*PROBLEM DESCRIPTION*:
Pictures do not belong in the copy; transcribe everything else in the records exactly.

*INFORMATION SHOWN*:

==========

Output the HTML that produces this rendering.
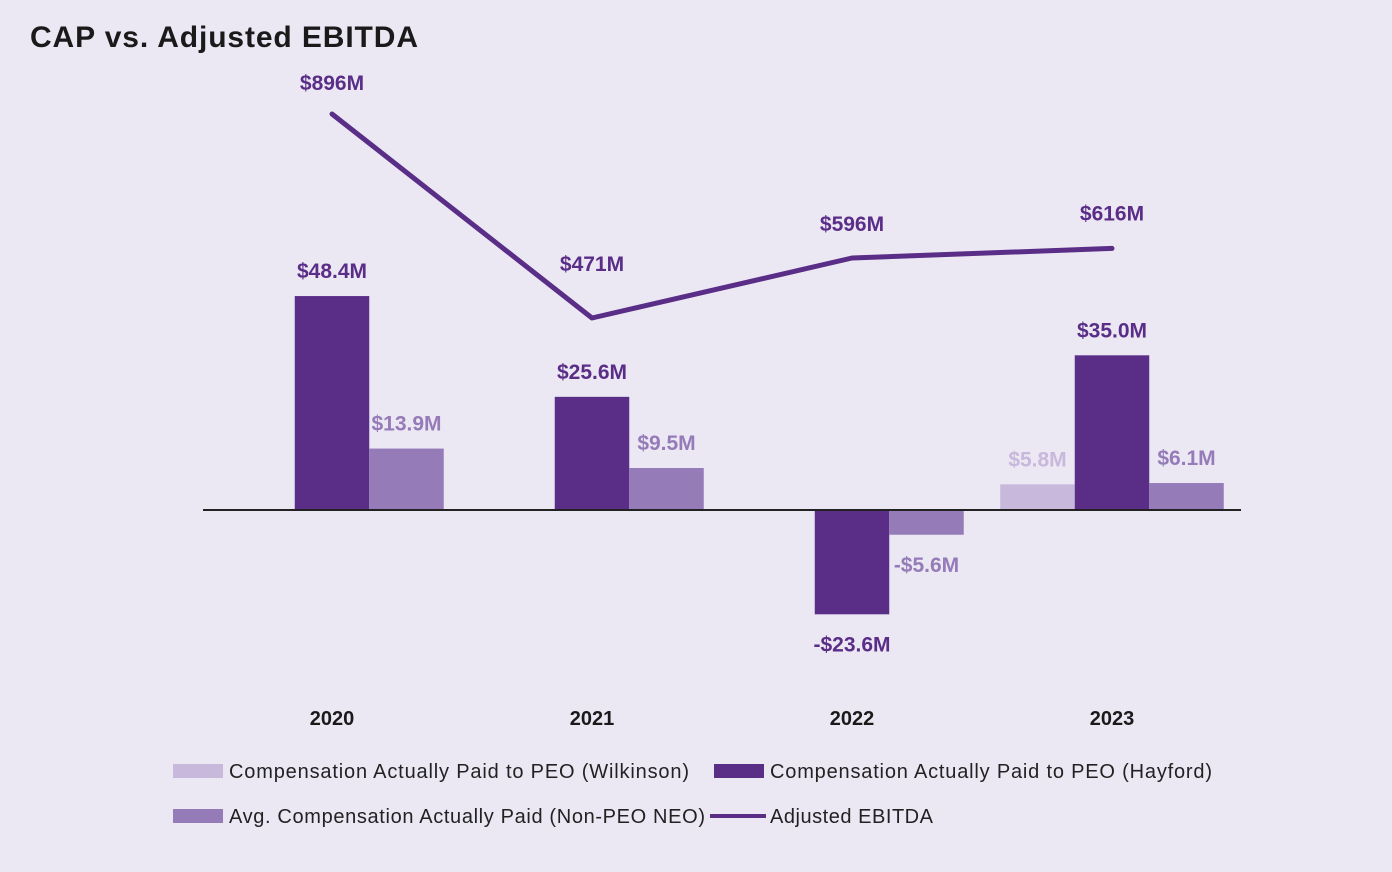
<!DOCTYPE html>
<html><head><meta charset="utf-8"><style>
body{margin:0;background:#ebe8f4;}
svg{display:block;font-family:"Liberation Sans",sans-serif;}
</style></head><body>
<svg id="chart" width="1392" height="872">
<rect width="1392" height="872" fill="#ebe8f4"/>
<text x="30" y="47" font-size="30" font-weight="bold" fill="#1a1a1a" textLength="388">CAP vs. Adjusted EBITDA</text>
<g id="bars"></g><g id="line"></g>
<line x1="203" y1="510" x2="1241" y2="510" stroke="#222" stroke-width="2"/>
<g>
<rect x="173" y="764" width="50" height="14" fill="#c8b8dc"/>
<text x="229" y="778" font-size="20" fill="#222" textLength="460">Compensation Actually Paid to PEO (Wilkinson)</text>
<rect x="714" y="764" width="50" height="14" fill="#5a2d87"/>
<text x="770" y="778" font-size="20" fill="#222" textLength="442">Compensation Actually Paid to PEO (Hayford)</text>
<rect x="173" y="809" width="50" height="14" fill="#957bb8"/>
<text x="229" y="823" font-size="20" fill="#222" textLength="476">Avg. Compensation Actually Paid (Non-PEO NEO)</text>
<line x1="710" y1="816" x2="766" y2="816" stroke="#5a2d87" stroke-width="4"/>
<text x="770" y="823" font-size="20" fill="#222" textLength="163">Adjusted EBITDA</text>
</g>
</svg>
<script>
const years=["2020","2021","2022","2023"];
const wilkinson=[null,null,null,5.8];
const hayford=[48.4,25.6,-23.6,35.0];
const neo=[13.9,9.5,-5.6,6.1];
const ebitda=[896,471,596,616];
const NS="http://www.w3.org/2000/svg";
const x0=332,step=260,bw=74.5;
const xc=i=>x0+i*step;
const yb=v=>510-v*4.42;
const yl=v=>318-(v-471)*0.48;
const bars=document.getElementById('bars'),lineG=document.getElementById('line'),svg=document.getElementById('chart');
function mk(tag,attrs,parent){const e=document.createElementNS(NS,tag);for(const k in attrs)e.setAttribute(k,attrs[k]);parent.appendChild(e);return e;}
const fmt=v=>(v<0?"-$":"$")+Math.abs(v).toFixed(1)+"M";
const series=[[wilkinson,"#c8b8dc",-1,"wilkinson"],[hayford,"#5a2d87",0,"hayford"],[neo,"#957bb8",1,"neo"]];
series.forEach(([arr,col,off,nm])=>{
 arr.forEach((v,i)=>{
  if(v===null)return;
  const x=xc(i)+off*bw-bw/2;
  const y=Math.min(yb(v),510),h=Math.abs(yb(v)-510);
  const r=mk('rect',{x:x,y:y,width:bw,height:h,fill:col},bars);
  
  
  const ty=v>=0?yb(v)-18:yb(v)+37;
  const t=mk('text',{x:x+bw/2,y:ty,'text-anchor':'middle','font-size':21,'font-weight':'bold',fill:col},bars);
  t.textContent=fmt(v);
  
  
 });
});
const pts=ebitda.map((v,i)=>xc(i)+','+yl(v)).join(' ');
const pl=mk('polyline',{points:pts,fill:'none',stroke:'#5a2d87','stroke-width':5,'stroke-linejoin':'round','stroke-linecap':'round'},lineG);


const labOff=[24,47,27,28];
ebitda.forEach((v,i)=>{
 const t=mk('text',{x:xc(i),y:yl(v)-labOff[i],'text-anchor':'middle','font-size':21,'font-weight':'bold',fill:'#5a2d87'},lineG);
 t.textContent='$'+v+'M';
 
 
});
years.forEach((y,i)=>{
 const t=mk('text',{x:xc(i),y:725,'text-anchor':'middle','font-size':20,'font-weight':'bold',fill:'#1a1a1a'},svg);
 t.textContent=y;
 
 
});
</script>
</body></html>
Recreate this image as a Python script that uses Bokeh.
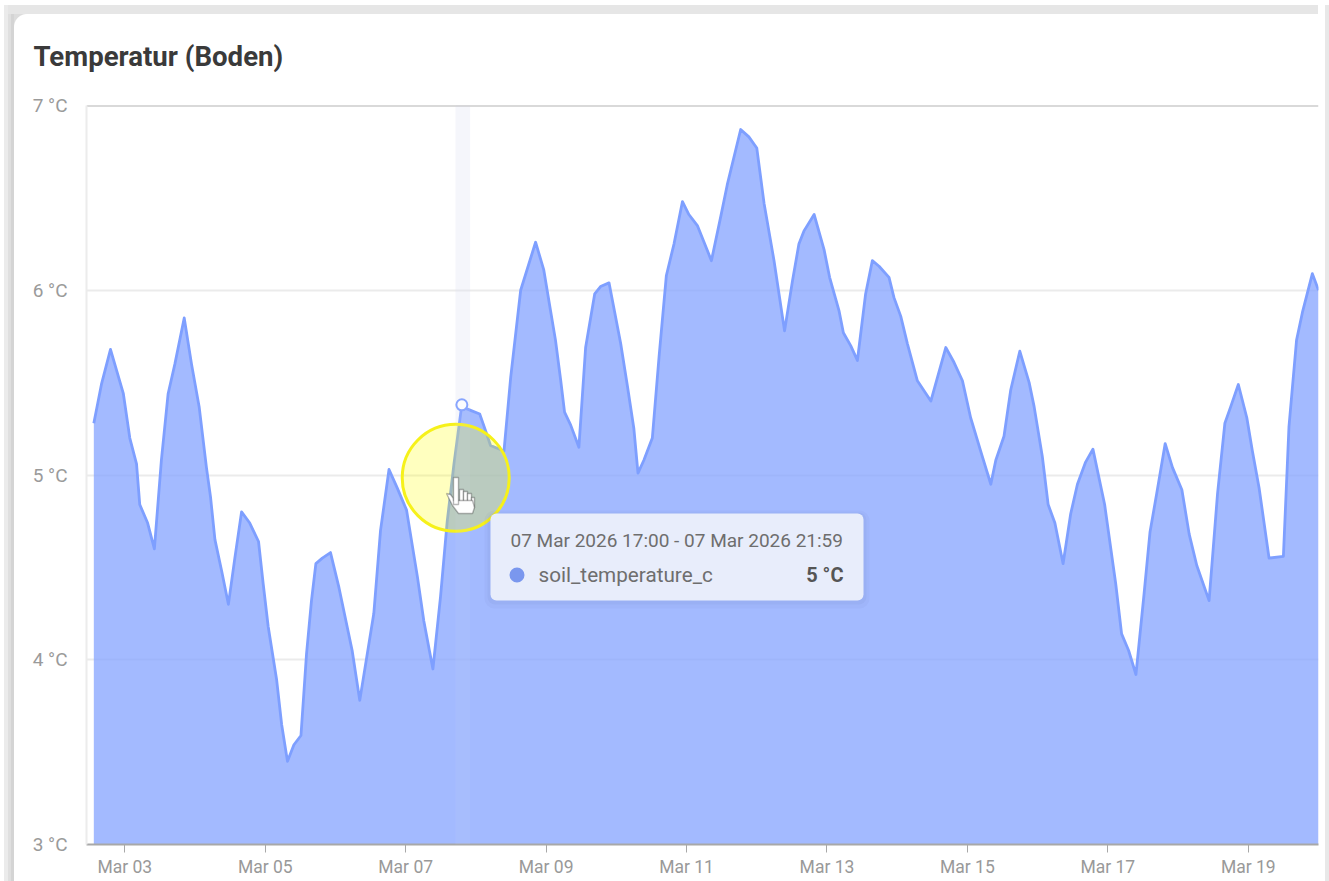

==========

*EXERCISE RESULT*:
Output the HTML that produces this rendering.
<!DOCTYPE html>
<html><head><meta charset="utf-8"><style>
body{margin:0;background:#ebe8f4;}
svg{display:block;font-family:"Liberation Sans",sans-serif;}
</style></head><body>
<svg id="chart" width="1392" height="872">
<rect width="1392" height="872" fill="#ebe8f4"/>
<text x="30" y="47" font-size="30" font-weight="bold" fill="#1a1a1a" textLength="388">CAP vs. Adjusted EBITDA</text>
<g id="bars"></g><g id="line"></g>
<line x1="203" y1="510" x2="1241" y2="510" stroke="#222" stroke-width="2"/>
<g>
<rect x="173" y="764" width="50" height="14" fill="#c8b8dc"/>
<text x="229" y="778" font-size="20" fill="#222" textLength="460">Compensation Actually Paid to PEO (Wilkinson)</text>
<rect x="714" y="764" width="50" height="14" fill="#5a2d87"/>
<text x="770" y="778" font-size="20" fill="#222" textLength="442">Compensation Actually Paid to PEO (Hayford)</text>
<rect x="173" y="809" width="50" height="14" fill="#957bb8"/>
<text x="229" y="823" font-size="20" fill="#222" textLength="476">Avg. Compensation Actually Paid (Non-PEO NEO)</text>
<line x1="710" y1="816" x2="766" y2="816" stroke="#5a2d87" stroke-width="4"/>
<text x="770" y="823" font-size="20" fill="#222" textLength="163">Adjusted EBITDA</text>
</g>
</svg>
<script>
const years=["2020","2021","2022","2023"];
const wilkinson=[null,null,null,5.8];
const hayford=[48.4,25.6,-23.6,35.0];
const neo=[13.9,9.5,-5.6,6.1];
const ebitda=[896,471,596,616];
const NS="http://www.w3.org/2000/svg";
const x0=332,step=260,bw=74.5;
const xc=i=>x0+i*step;
const yb=v=>510-v*4.42;
const yl=v=>318-(v-471)*0.48;
const bars=document.getElementById('bars'),lineG=document.getElementById('line'),svg=document.getElementById('chart');
function mk(tag,attrs,parent){const e=document.createElementNS(NS,tag);for(const k in attrs)e.setAttribute(k,attrs[k]);parent.appendChild(e);return e;}
const fmt=v=>(v<0?"-$":"$")+Math.abs(v).toFixed(1)+"M";
const series=[[wilkinson,"#c8b8dc",-1,"wilkinson"],[hayford,"#5a2d87",0,"hayford"],[neo,"#957bb8",1,"neo"]];
series.forEach(([arr,col,off,nm])=>{
 arr.forEach((v,i)=>{
  if(v===null)return;
  const x=xc(i)+off*bw-bw/2;
  const y=Math.min(yb(v),510),h=Math.abs(yb(v)-510);
  const r=mk('rect',{x:x,y:y,width:bw,height:h,fill:col},bars);
  
  
  const ty=v>=0?yb(v)-18:yb(v)+37;
  const t=mk('text',{x:x+bw/2,y:ty,'text-anchor':'middle','font-size':21,'font-weight':'bold',fill:col},bars);
  t.textContent=fmt(v);
  
  
 });
});
const pts=ebitda.map((v,i)=>xc(i)+','+yl(v)).join(' ');
const pl=mk('polyline',{points:pts,fill:'none',stroke:'#5a2d87','stroke-width':5,'stroke-linejoin':'round','stroke-linecap':'round'},lineG);


const labOff=[24,47,27,28];
ebitda.forEach((v,i)=>{
 const t=mk('text',{x:xc(i),y:yl(v)-labOff[i],'text-anchor':'middle','font-size':21,'font-weight':'bold',fill:'#5a2d87'},lineG);
 t.textContent='$'+v+'M';
 
 
});
years.forEach((y,i)=>{
 const t=mk('text',{x:xc(i),y:725,'text-anchor':'middle','font-size':20,'font-weight':'bold',fill:'#1a1a1a'},svg);
 t.textContent=y;
 
 
});
</script>
</body></html>
Recreate this image as a Python script that uses Bokeh.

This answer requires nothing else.